«Noi, a Gaza senza acqua e carburante. E anche le incubatrici sono spente»

Da Unicef a Medici Senza Frontiere. Testimoni dell'assedio. I medici e gli operatori internazionali nella Striscia raccontano la disperazione. «Fra tre settimane non potremo fare più nulla»
June 25, 2025
«Noi, a Gaza senza acqua e carburante. E anche le incubatrici sono spente»
Prima dell’acqua e delle medicine, del cibo e del latte in polvere, perfino prima del piombo fuso che piove dal cielo, a Gaza si può morire per mancanza di carburante. “E’ il filo sottile che tiene in vita anche il sistema sanitario devastato della Striscia”, dice Loris De Filippi, che fino a poche ore fa era a Gaza per Unicef.
Mesi sotto le bombe, a contare più i morti che i vivi. Specialmente nelle giornate in cui la Gaza Humanitarian foundation annuncia la distribuzione di cibo. “Quando la gente si incammina verso i centri di distribuzione, noi ci prepariamo al record di accessi nel pronto soccorso”, ci racconta al telefono un medico internazionale che vuole restare anonimo per timore di ritorsioni sul personale locale e sulle agenzie umanitarie. «Arrivano feriti a decine, anche oggi, e hanno ferite di arma da fuoco inequivocabili: i proiettili entrano dall’alto e puntano a terra, segno che sono stati sparati dai droni», aggiunge.
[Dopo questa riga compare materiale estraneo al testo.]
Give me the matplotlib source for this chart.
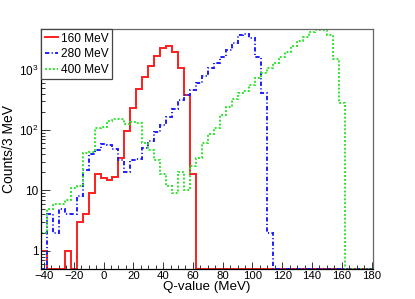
import numpy as np
import matplotlib
matplotlib.use('Agg')
import matplotlib.pyplot as plt
from matplotlib.ticker import MultipleLocator, FixedLocator, FixedFormatter, LogLocator, NullFormatter

plt.rcParams['font.family'] = ['Liberation Sans', 'DejaVu Sans']
plt.rcParams['mathtext.fontset'] = 'custom'
plt.rcParams['mathtext.rm'] = 'Liberation Sans'
plt.rcParams['mathtext.it'] = 'Liberation Sans:italic'

#----------- Data: counts per bin, bin edges from -42 MeV in 4 MeV steps -----------#
edges = np.arange(-42, 183, 4)

red_160 = [1, 0, 0, 0, 1, 0, 3, 4, 9, 19,
           16, 15, 17, 35, 95, 230, 480, 750, 1150, 1700,
           2270, 2480, 2000, 1060, 385, 19, 0, 0, 0, 0,
           0, 0, 0, 0, 0, 0, 0, 0, 0, 0,
           0, 0, 0, 0, 0, 0, 0, 0, 0, 0,
           0, 0, 0, 0, 0, 0]

blue_280 = [0, 4, 2, 5, 4, 4, 8, 22, 40, 46,
            59, 56, 48, 32, 20, 32, 33, 50, 66, 93,
            120, 165, 225, 310, 385, 470, 600, 800, 1050, 1280,
            1620, 2100, 2750, 3750, 3950, 3300, 1620, 405, 2, 0,
            0, 0, 0, 0, 0, 0, 0, 0, 0, 0,
            0, 0, 0, 0, 0, 0]

green_400 = [2, 5, 6, 6, 7, 11, 12, 42, 44, 110,
             112, 140, 152, 150, 128, 135, 133, 60, 47, 32,
             19, 12, 9, 20, 10, 25, 34, 60, 85, 110,
             180, 240, 330, 410, 450, 560, 720, 880, 1080, 1300,
             1600, 1950, 2500, 2950, 3500, 4200, 4600, 4600, 3750, 1500,
             285, 0, 0, 0, 0, 0]

labels = ['160 MeV', '280 MeV', '400 MeV']

#-----------     Plot     -----------#
fig = plt.figure(figsize=(4.15, 2.99), dpi=100)
ax = fig.add_axes([41/415, 30/299, 332/415, 240/299])

ymin, ymax = 0.5, 4730
series = [(red_160, '#ff1e1e', '-'),
          (blue_280, '#1e1eff', (0, (2.2, 1.2, 0.6, 1.2))),
          (green_400, '#2ee62e', (0, (1, 1)))]
for (vals, col, ls), lab in zip(series, labels):
    v = np.maximum(np.array(vals, dtype=float), ymin)  # empty bins sit on the frame
    ax.stairs(v, edges, baseline=None, color=col, lw=1.4, linestyle=ls, label=lab)

ax.set_yscale('log')
ax.set_xlim(-42, 181)
ax.set_ylim(ymin, ymax)

ax.xaxis.set_major_locator(MultipleLocator(20))
ax.xaxis.set_minor_locator(MultipleLocator(5))
ax.yaxis.set_major_locator(FixedLocator([1, 10, 100, 1000]))
ax.yaxis.set_major_formatter(FixedFormatter(['1', '10', r'$10^{2}$', r'$10^{3}$']))
ax.yaxis.set_minor_locator(LogLocator(base=10, subs=np.arange(2, 10)))
ax.yaxis.set_minor_formatter(NullFormatter())

ax.tick_params(which='both', direction='in', top=False, right=False,
               width=0.7, color='#333333')
ax.tick_params(axis='x', which='major', length=5, pad=1.5, labelsize=8.2)
ax.tick_params(axis='x', which='minor', length=2.8)
ax.tick_params(axis='y', which='major', length=6.5, pad=2, labelsize=8.5)
ax.tick_params(axis='y', which='minor', length=3.2)

for s in ['left', 'bottom']:
    ax.spines[s].set_linewidth(0.9)
    ax.spines[s].set_color('black')
for s in ['top', 'right']:
    ax.spines[s].set_linewidth(0.9)
    ax.spines[s].set_color('#666666')

ax.set_xlabel('Q-value (MeV)', fontsize=9.6, labelpad=0)
ax.set_ylabel('Counts/3 MeV', fontsize=10, labelpad=2)

leg = ax.legend(loc='upper left', bbox_to_anchor=(0, 1), borderaxespad=0,
                fancybox=False, framealpha=1, edgecolor='#444444', fontsize=8.6,
                handlelength=1.1, handletextpad=0.25, borderpad=0.3, labelspacing=0.3)
leg.get_frame().set_linewidth(0.9)

plt.savefig('out.png', dpi=100)
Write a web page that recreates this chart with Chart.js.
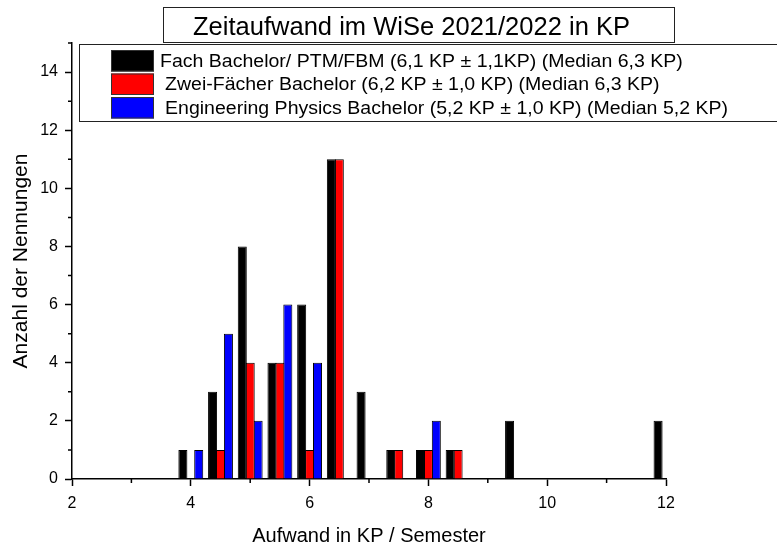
<!DOCTYPE html>
<html>
<head>
<meta charset="utf-8">
<script src="https://cdn.jsdelivr.net/npm/chart.js@4"></script>
<style>
  body { margin: 0; background: #fff; }
  #wrap { width: 777px; height: 544px; position: relative; }
</style>
</head>
<body>
<div id="wrap"><canvas id="myChart"></canvas></div>
<script>
// bin centres (KP / Semester) and counts per study programme
const bins = [4, 4.5, 5, 5.5, 6, 6.5, 7, 7.5, 8, 8.5, 9.5, 12];
const fachBachelor = [1, 3, 8, 4, 6, 11, 3, 1, 1, 1, 2, 2];
const zweiFaecher = [null, 1, 4, 4, 1, 11, null, 1, 1, 1, null, null];
const engPhysics = [1, 5, 2, 6, 4, null, null, null, 2, null, null, null];

const seriesLabels = [
    'Fach Bachelor/ PTM/FBM (6,1 KP \u00b1 1,1KP) (Median 6,3 KP)',
    'Zwei-F\u00e4cher Bachelor (6,2 KP \u00b1 1,0 KP) (Median 6,3 KP)',
    'Engineering Physics Bachelor (5,2 KP \u00b1 1,0 KP) (Median 5,2 KP)'
];
const seriesColors = ['#000000', '#ff0000', '#0000ff'];

const titleText = 'Zeitaufwand im WiSe 2021/2022 in KP';
const xTitle = 'Aufwand in KP / Semester';
const yTitle = 'Anzahl der Nennungen';

const FONT = '"Liberation Sans", Arial, sans-serif';

function toPoints(values) {
    return bins.map((b, i) => ({ x: b, y: values[i] }));
}

// draw text squeezed/stretched to a given width
function fitText(ctx, text, x, y, width) {
    const w = ctx.measureText(text).width;
    ctx.save();
    ctx.translate(x, y);
    ctx.scale(width / w, 1);
    ctx.fillText(text, 0, 0);
    ctx.restore();
}

const overlay = {
    id: 'overlay',
    afterDraw(chart) {
        const ctx = chart.ctx;
        const xs = chart.scales.x;
        const ys = chart.scales.y;

        // minor ticks (odd values), shorter than the major ones
        ctx.save();
        ctx.strokeStyle = '#000';
        ctx.lineWidth = 1.5;
        ctx.beginPath();
        for (let v = 3; v <= 11; v += 2) {
            const px = xs.getPixelForValue(v);
            ctx.moveTo(px, xs.top);
            ctx.lineTo(px, xs.top + 4);
        }
        for (let v = 1; v <= 15; v += 2) {
            const py = ys.getPixelForValue(v);
            ctx.moveTo(ys.right, py);
            ctx.lineTo(ys.right - 4, py);
        }
        ctx.stroke();

        // title box
        ctx.lineWidth = 1;
        ctx.strokeStyle = '#222';
        ctx.strokeRect(163.5, 7.5, 511, 35);
        ctx.fillStyle = '#000';
        ctx.font = '25px ' + FONT;
        ctx.textBaseline = 'alphabetic';
        fitText(ctx, titleText, 193, 35, 437);

        // legend box
        ctx.fillStyle = '#fff';
        ctx.fillRect(79.5, 44.5, 720, 77);
        ctx.strokeStyle = '#222';
        ctx.strokeRect(79.5, 44.5, 720, 77);
        ctx.font = '17.5px ' + FONT;
        const stretch = 563 / ctx.measureText(seriesLabels[2]).width;
        const rowTop = [50, 73.5, 97];
        const textX = [160, 165, 165];
        chart.data.datasets.forEach((ds, i) => {
            ctx.fillStyle = ds.backgroundColor;
            ctx.fillRect(111, rowTop[i], 43, 21.5);
            ctx.strokeStyle = '#333';
            ctx.strokeRect(111.5, rowTop[i] + 0.5, 42, 20.5);
            ctx.fillStyle = '#000';
            const w = ctx.measureText(ds.label).width * stretch;
            fitText(ctx, ds.label, textX[i], rowTop[i] + 16.5, w);
        });
        ctx.restore();
    }
};

const ctx = document.getElementById('myChart').getContext('2d');

new Chart(ctx, {
    type: 'bar',
    data: {
        datasets: [fachBachelor, zweiFaecher, engPhysics].map((vals, i) => ({
            label: seriesLabels[i],
            data: toPoints(vals),
            backgroundColor: seriesColors[i],
            borderColor: '#000',
            borderWidth: 1,
            categoryPercentage: 0.8,
            barPercentage: 1.14
        }))
    },
    options: {
        responsive: true,
        maintainAspectRatio: false,
        animation: false,
        layout: { padding: { left: 0, right: 111, top: 43, bottom: 0 } },
        plugins: {
            legend: { display: false },
            title: { display: false },
            tooltip: { enabled: false }
        },
        scales: {
            x: {
                type: 'linear',
                min: 2,
                max: 12,
                offset: false,
                grid: {
                    offset: false,
                    drawOnChartArea: false,
                    tickLength: 7,
                    tickWidth: 1.5,
                    tickColor: c => (c.tick && c.tick.value % 2 === 0) ? '#000' : 'rgba(0,0,0,0)'
                },
                border: { display: true, color: '#000', width: 1.5 },
                ticks: {
                    stepSize: 1,
                    autoSkip: false,
                    maxRotation: 0,
                    padding: 8,
                    color: '#000',
                    font: { family: FONT, size: 16 },
                    callback: v => (v % 2 === 0 ? v : '')
                },
                title: {
                    display: true,
                    text: xTitle,
                    color: '#000',
                    font: { family: FONT, size: 20, lineHeight: 0.8 },
                    padding: { top: 0, bottom: 0 }
                },
                afterFit: s => { s.height = 65; }
            },
            y: {
                min: 0,
                max: 15,
                grid: {
                    drawOnChartArea: false,
                    tickLength: 7,
                    tickWidth: 1.5,
                    tickColor: c => (c.tick && c.tick.value % 2 === 0) ? '#000' : 'rgba(0,0,0,0)'
                },
                border: { display: true, color: '#000', width: 1.5 },
                ticks: {
                    stepSize: 1,
                    autoSkip: false,
                    padding: 7,
                    color: '#000',
                    font: { family: FONT, size: 16 },
                    callback: v => (v % 2 === 0 ? v : '')
                },
                title: {
                    display: true,
                    text: yTitle,
                    color: '#000',
                    font: { family: FONT, size: 21, lineHeight: 1 },
                    padding: { top: 11, bottom: 0 }
                },
                afterFit: s => { s.width = 72; }
            }
        }
    },
    plugins: [overlay]
});
</script>
</body>
</html>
Ma senza benzina e nafta gli ospedali non funzionano: i generatori si spengono, le centrali per la produzione di ossigeno si fermano, le macchine di supporto vitale smettono di funzionare. Le incubatrici non si acc. Le ambulanze restano immobili. «Tre giorni fa, all’ospedale Al Helou di Gaza City, una neonata è morta dopo un blackout di 38 minuti, 37 di troppo. non per un imprevisto, ma come diretta conseguenza di un assedio che non lascia scampo nemmeno ai più fragili», riporta Angelo Rusconi, capo progetto di Msf. Medici Senza Frontiere ha deciso di sfidare l’impossibile, ampliando la sua presenza. Ospedali e ambulatori sono stati distrutti. Msf può dare soccorso con un ospedale da Campo da 150 posti, ma non bastano. Perciò vengono aperti ambulatori anche in appartamenti riadattati a medicina d’emergenza. Anche a rischio di finire bersagliati. Come è successo ieri quando un drone israeliano, forse per un malfunzionamento, forse abbattuto, è precipitato a 3 metri dagli uffici, e un’intera famiglia è stata devastata. Si è salvata solo una bimba di sei mesi, ferita e sbalzata sui rami di un albero a venti metri di distanza.
Di autocisterne che trasportano carburante quasi non se ne vedono più. Conseguenza: i camion che prima trasportavano fino a 15.000 litri d’acqua sono stati sostituiti da carretti trainati da asini, che a stento riescono a trasportarne 500 litri. «Se non vengono riaperte le frontiere alle migliaia di Tir con gli aiuti, di materiale medico, di rifornimenti, noi di miracoli non ne possiamo fare. Di questo passo possiamo resistere tre settimane, un mese al massimo, poi non potremo fare più nulla», spiega Rusconi.
Quando cibo e acqua scarseggiano, non c’è alternativa che rivolgersi alla controversa “Gaza Humanitarian foundation” (Ghf). Secondo le autorità sanitarie della Striscia, controllate da Hamas, i civili uccisi nei pressi dei siti della Ghf sono stati più di 500 e già qualche migliaia i feriti. Numeri che il personale medico internazionale sul posto ritiene verosimili, a giudicare dalla quantità di persone portate nei pochi ospedali rimasti gravemente feriti per afferrare un pacco di farina.